Three types of panoramic view
It's not enough to just look at the whole system. You have to know when to look at it. And you have to be able to see what happened immediately prior to those moments
One of the selling points of Flowopoly has always been that it enables a panoramic view of the whole system. And that this panoramic view is rarely afforded by either real life or by data that tries to describe real life.
But it's taken me a while to fully realise the importance of this panoramic view. In fact, there are three separate elements to it, and it's only when these three elements combine that we get the full benefit of the Flowopoly treatment.
The sweep of the landscape
The first and most obvious (obvious because you see it as soon as you walk into the room) panoramic element is the full extent of the static image. Before the replay begins—and in fact at any subsequent time when the replay is paused—you can see at a glance what each part of the system looks like. There aren't any blind spots. If you are in the Emeregency Department (ED), you can also see what the Acute Medical Unit (AMU) looks like, and what each and all of the many downstream wards look like, and so on. And you get these views simultaneously. In one eye-sweep.
It's not easy to do this in real life. Walls, ceilings and staircases get in the way. Quite often the downstream wards are spread out amongst different buildings, even.
The way we use data to capture these static snapshots so that we can mimic a panoramic view – it's patchy. We can often get a sense of how full each part of the system is at any one time, but the drawback to this is that there can often be delays getting the information so that it's all bang up to date. Also, fullness isn't the only thing we need to look at.
The decisive moment
The second panoramic element is more specific. It's to do with moments: those moments when patients move from one part of the system to another. Flowopoly lets you see what happens in the moment. When a patient's next port-of-call is somewhere else within the system (as opposed to their next-port-of-call being home) the patient's card is coloured grey. We make the transfer moments more visible than the non-transfer moments. Moreover, we also print each patient's next port-of-call on each card so that we can see where they are bound for.
But our attention is drawn to the grey cards at very specific moments. Let's suppose for example that it's 11:43am and the patient in question arrived in the ED just over four hours earlier at 7:42am, so we've been alerted to this patient's predicament because breach moments get called out in Flowopoly. This means when we look at the card to see what the problem might be, we can look at how full the ED is at 11:43, how full their next port-of-call is at 11:43, and also we can see that the medical wards beyond AMU are also all full at 11:43. Flowopoly alerts us to the fact that the panoramic view is more important at the moments of dysfunction and the moments of transfer. We don't just need to look at the whole system at any old point in time; we need to look at it more closely at these specific moments in time.

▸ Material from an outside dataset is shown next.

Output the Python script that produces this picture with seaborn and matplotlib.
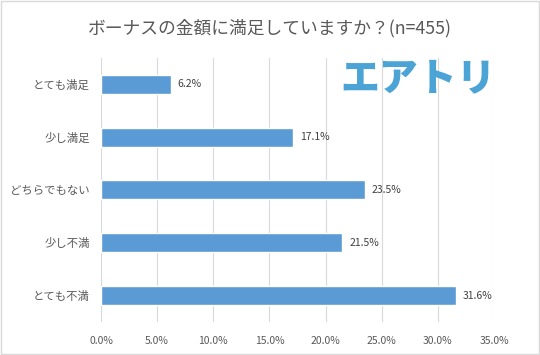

The history prior to the moment
The third panoramic aspect is that Flowopoly adds in a 'history' element to the panoramic in-the-moment view. A few months ago I was trying to get my head around what happens in those patient flow moments when a patient leaves the AMU and gets transferred onwards into a downstream medical award. I figured there were two separate viewpoints of these transfer events. One was the perspective of the AMU, where the main thing that is 'visible' was the patient's length of stay in AMU prior to transfer (and how much of that length of stay was 'surplus to requirements' since they were only there because they were waiting for a bed to become available). And the other viewpoint was that of the downstream ward, where the main thing was how many empty beds they had at the time the transfer took place.
(I have spent quite a lot of time since then theorising about whether patients who are transferred to downstream wards in times of plenty (and by 'plenty' I means empty beds being in plentiful supply) get there more quickly than patients who are transferred when beds are tight.)
But the panoramic observation is that what we are adding to the transfer moment is some historic information. In the case of the AMU it's how long had the patient spent in the AMU already, prior to moving out. And in the case of the downstream wards, the historic infomation was what was the occupancy in the minutes and hours preceding the transfer.
So this third element is to do with freezing the moment and then taking the opportunity to look at what was happening in the run-up to that moment. And this historical view also needs to be panoramic because there are two sides to every transfer story: what had been happening to the patient in the run-up to the transfer, and what had been happening to the ward capacity in the run-up to the transfer.